Para ahli konservasi dari Institut Bicho d'Gua berpendapat, paus kemungkinan terpisah dari induknya sebelum terdampar lantaran gelombang pasang tinggi saat badai.

Peneliti lain berspekulasi bahwa Si Bungkuk mungkin berenang ke pantai untuk mencari makanan dan mati lemas setelah mengonsumsi banyak plastik.

Bangkai paus bungkuk di tengah-tengah vegetasi Pantai Araruna di Pulau Marajo, wilayah hutan hujan Amazon, Brasil pada 22 Januari 2019. Paus itu diyakini mati di laut dan kemungkinan besar tersapu gelombang pasang. (HO/Acervo Instituto Bicho D'Agua/AFP)

Peter Evans, Direktur Sea Watch Foundation, yang memantau paus dan lumba-lumba di pantai Inggris, mengatakan kejadian seperti ini tak pernah terjadi. Menurutnya, paus bungkuk sering ditemukan di perairan pantai dan diketahui bermigrasi jauh.

Paus bungkuk Amerika Selatan berkembang biak di sekitar khatulistiwa dan kemudian bermigrasi ke Antarktika untuk mencari makan.

"Anak paus ini mungkin terpisah dari induknya, mungkin induknya telah mati, di musim panas bagian Bumi selatan, dan kemudian berkeliaran mencari makanan sendiri. Anggapan bahwa ia mati karena menelan plastik, harus berdasarkan bukti terlebih dahulu. Kalau spekulasi terbesar saya, ia mati kelaparan. Jika para peneliti melakukan pemeriksaan postmortem, maka kita akan memiliki hasil yang lebih jelas," tutup Evans.

 

Saksikan video pilihan berikut ini:

2 dari 2 halaman

140 Ekor Paus Pilot Terdampar di Pantai Selandia Baru, Terancam Euthanasia?

Tiga bulan lalu, insiden hampis serupa juga pernah terjadi di Negeri Kiwi. Lebih dari 140 ekor paus pilot (Globicephala) dilaporkan terdampar di pantai Selandia Baru yang terpencil, di mana merupakan kejadian terakhir dalam serangkaian kasus serupa di negara tersebut.

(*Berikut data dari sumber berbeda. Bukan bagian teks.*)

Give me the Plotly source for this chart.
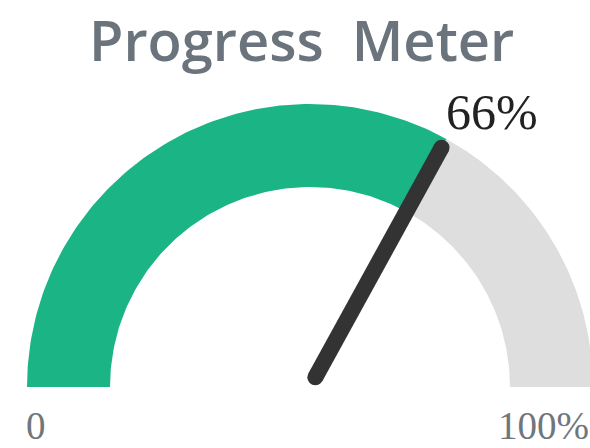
import numpy as np
import plotly.graph_objects as go

# gauge data
title = "Progress\u2002Meter"
value = 66
min_value = 0
max_value = 100
min_label = "0"
max_label = "100%"
value_label = "66%"

# geometry in screen pixels (y grows downward)
W, H = 590, 448
CX, CY = 310, 387
R_OUT, R_IN = 283, 200
NEEDLE_START, NEEDLE_END = 11, 273


def value_to_angle(v):
    frac = (v - min_value) / (max_value - min_value)
    return np.pi * (1 - frac)


def band(v0, v1, n=120):
    a = np.linspace(value_to_angle(v0), value_to_angle(v1), n)
    xs = np.concatenate([CX + R_OUT * np.cos(a), CX + R_IN * np.cos(a[::-1])])
    ys = np.concatenate([CY - R_OUT * np.sin(a), CY - R_IN * np.sin(a[::-1])])
    return np.append(xs, xs[0]), np.append(ys, ys[0])


def main():
    fig = go.Figure()

    gx, gy = band(value, max_value)
    fig.add_trace(go.Scatter(x=gx, y=gy, fill="toself", fillcolor="#dedede",
                             mode="lines", line_width=0, hoverinfo="skip"))
    px_, py_ = band(min_value, value)
    fig.add_trace(go.Scatter(x=px_, y=py_, fill="toself", fillcolor="#1bb585",
                             mode="lines", line_width=0, hoverinfo="skip"))

    a = value_to_angle(value)
    nx = [CX + NEEDLE_START * np.cos(a), CX + NEEDLE_END * np.cos(a)]
    ny = [CY - NEEDLE_START * np.sin(a), CY - NEEDLE_END * np.sin(a)]
    fig.add_trace(go.Scatter(x=nx, y=ny, mode="lines+markers",
                             line=dict(color="#333333", width=16),
                             marker=dict(color="#333333", size=16),
                             hoverinfo="skip"))

    fig.add_annotation(x=301, y=0, text=title, showarrow=False,
                       xanchor="center", yanchor="top", borderpad=0,
                       font=dict(family="Open Sans", size=56, color="#6b747c",
                                 weight=600))
    fig.add_annotation(x=492, y=112, text=value_label, showarrow=False,
                       xanchor="center", yanchor="middle",
                       font=dict(family="Liberation Serif", size=50, color="#222222"))
    fig.add_annotation(x=25, y=H, text=min_label, showarrow=False,
                       xanchor="left", yanchor="bottom", borderpad=0,
                       font=dict(family="Liberation Serif", size=39, color="#6f767c"))
    fig.add_annotation(x=W, y=H, text=max_label, showarrow=False,
                       xanchor="right", yanchor="bottom", borderpad=0,
                       font=dict(family="Liberation Serif", size=39, color="#6f767c"))

    fig.update_xaxes(range=[0, W], visible=False, fixedrange=True)
    fig.update_yaxes(range=[H, 0], visible=False, fixedrange=True)
    fig.update_layout(
        width=W,
        height=H,
        margin=dict(l=0, r=0, t=0, b=0),
        showlegend=False,
        plot_bgcolor="white",
        paper_bgcolor="white",
    )
    # drop the default page margin so the figure fills the window
    fig.write_html(
        "out.html",
        config={"displayModeBar": False},
        post_script="document.body.style.margin='0';"
                    "document.body.style.overflow='hidden';",
    )


if __name__ == "__main__":
    main()
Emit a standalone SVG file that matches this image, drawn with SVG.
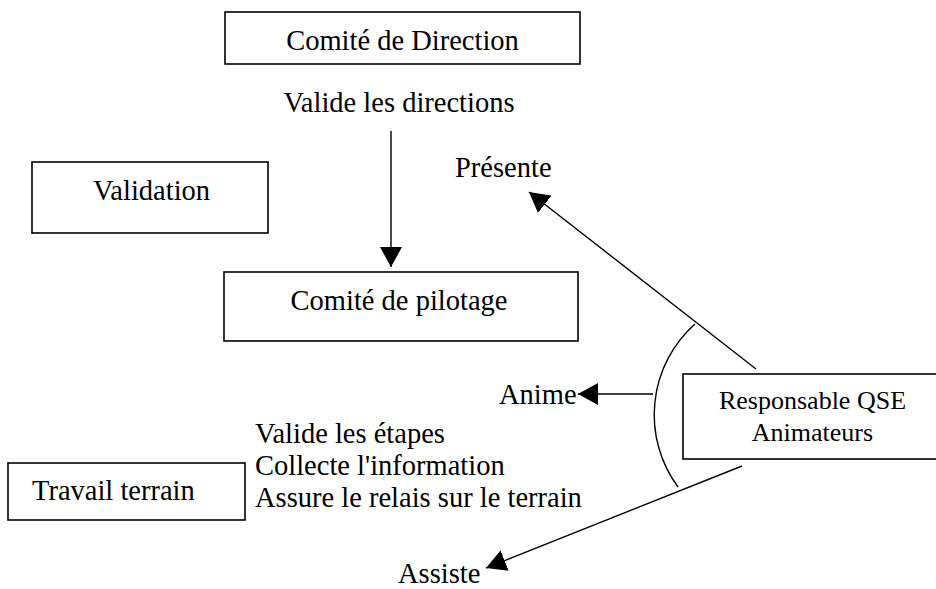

Pada Sabtu malam, Departemen Konservasi (DoC) diberitahu tentang sekumpulan paus pilot yang terdampar di Mason Bay di Pulau Stewart.

Seorang pejalan kaki yang berkemah di lokasi terpencil itu mengatakan kepada pihak berwenang tentang tragedi tersebut, yang menggambarkan, jumlah amat banyak seperti 'tumpukan kacang polong'.

Manajer operasional DoC, Ren Leppens mengatakan bahwa setidaknya separuh dari paus itu mati pada saat staf tiba di tempat kejadian, demikian sebagaimana dikutip dari The Guardian pada Senin, 26 November 2018.

"Sayangnya, kemungkinan berhasil mendorong kembali paus yang tersisa ke laut, sangat rendah. Lokasi terpencil, kurangnya personel di dekatnya dan kondisi paus yang semakin memburuk, menjadikan tindakan yang paling manusiawi adalah euthanasia," kata Leppens.

"Namun, itu selalu merupakan keputusan yang memilukan," lanjutnya pilu.

Salah satu sub suku Maori, suku Ngasi Tahu, kini bekerjasama dengan DoC untuk memberkati paus yang mati dan membuat rencana untuk mengadakan penguburan massal.

Terdamparnya hewan laut adalah hal yang umum di Selandia Baru, mengingat negara tersebut merupakan salah satu titik pertemuan terpadat para biota lautan.

Menurut DoC, terjadi rata-rata 85 kasus hewan laut terdampar, dan biasanya adalah biota tunggal.